Camées Artistiques

Site Hector Berlioz

JULES-ÉTIENNE PASDELOUP

par

Félix Jahyer

publié dans les

Camées Artistiques, 8 juillet 1880, p. 1-2

Jules Pasdeloup

    Cet article a été transcrit d’après les Camées Artistiques du 8 juillet 1880, dont un exemplaire est dans notre collection. Nous avons corrigé quelques erreurs typographiques évidentes mais conservé la syntaxe et l’orthographe du texte original.

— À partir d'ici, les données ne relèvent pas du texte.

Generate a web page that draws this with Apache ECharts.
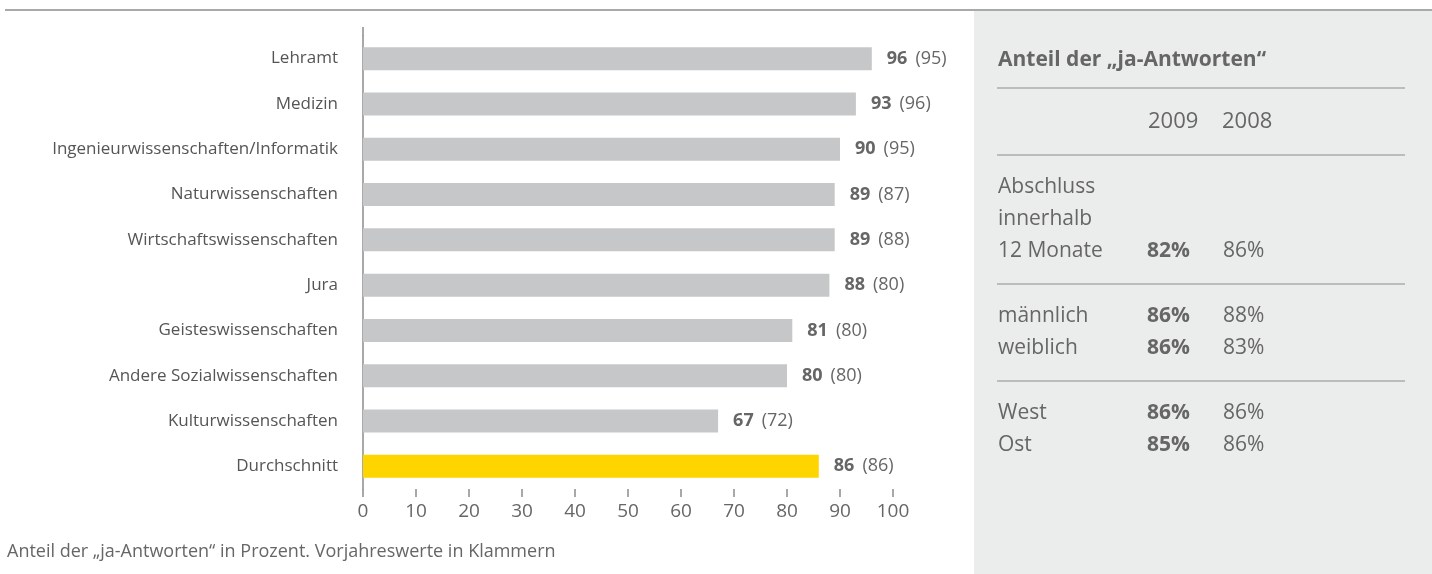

    Le texte de l’article, juste dans le fond, est à utiliser avec précaution : l’auteur a tendance à embellir quelque peu son sujet. Berlioz, par exemple, n’a pas vraiment été ‘sifflé pendant dix ans à la Société des jeunes artistes’ puisque cette société n’a donné qu’une unique exécution d’une seule œuvre (l’ouverture du Carnaval romain au concert d’ouverture, le 20 février 1853). Il est d’autre part douteux que Pasdeloup ait offert à Berlioz de diriger lui-même une de ses œuvres aux Concerts populaires dans les années 1860 (l’allusion est sans doute à l’exécution du Septuor des Troyens le 7 mars 1866 sur lequel on dispose d’un récit de la plume de Berlioz ainsi que d’un compte-rendu par un témoin contemporain). On remarquera aussi que l’auteur s’abstient d’évoquer la concurrence faite à Pasdeloup par Édouard Colonne depuis 1873, qui a été une cause importante des difficultés auxquelles Pasdeloup a dû faire face dans ses dernières années.

JULES-ÉTIENNE PASDELOUP

FONDATEUR DES CONCERTS-POPULAIRES

Lettre C’est à Pasdeloup que l’Art sera redevable de la vulgarisation des œuvres symphoniques trop longtemps inconnues en France et dans le monde entier, alors qu’elles étaient le partage exclusif de l’Allemagne, où leurs auteurs, Beethoven, Mendelsohn, etc., ne les faisaient entendre qu’à un petit groupe d’initiés.

    II a fallu au fondateur des Concerts populaires en France plus que du talent, un énorme courage, pour oser risquer une tentative dont les résultats ont, depuis, dépassé toute attente. Aussi, peut-il revendiquer sans partage l’honneur d’avoir enfanté cette grande œuvre, aujourd’hui populaire.

    Dès sa plus tendre enfance, Pasdeloup a été un apôtre de la musique, et toute sa vie s’est passée à faire pénétrer dans les masses le goût des compositions que le théâtre n’était pas appelé à presenter au public.

    Né à Paris, le 15 septembre 1819, Jules-Etienne Pasdeloup était le fils de François Pasdeloup, ancien chef d’orchestre au Théâtre-Feydeau.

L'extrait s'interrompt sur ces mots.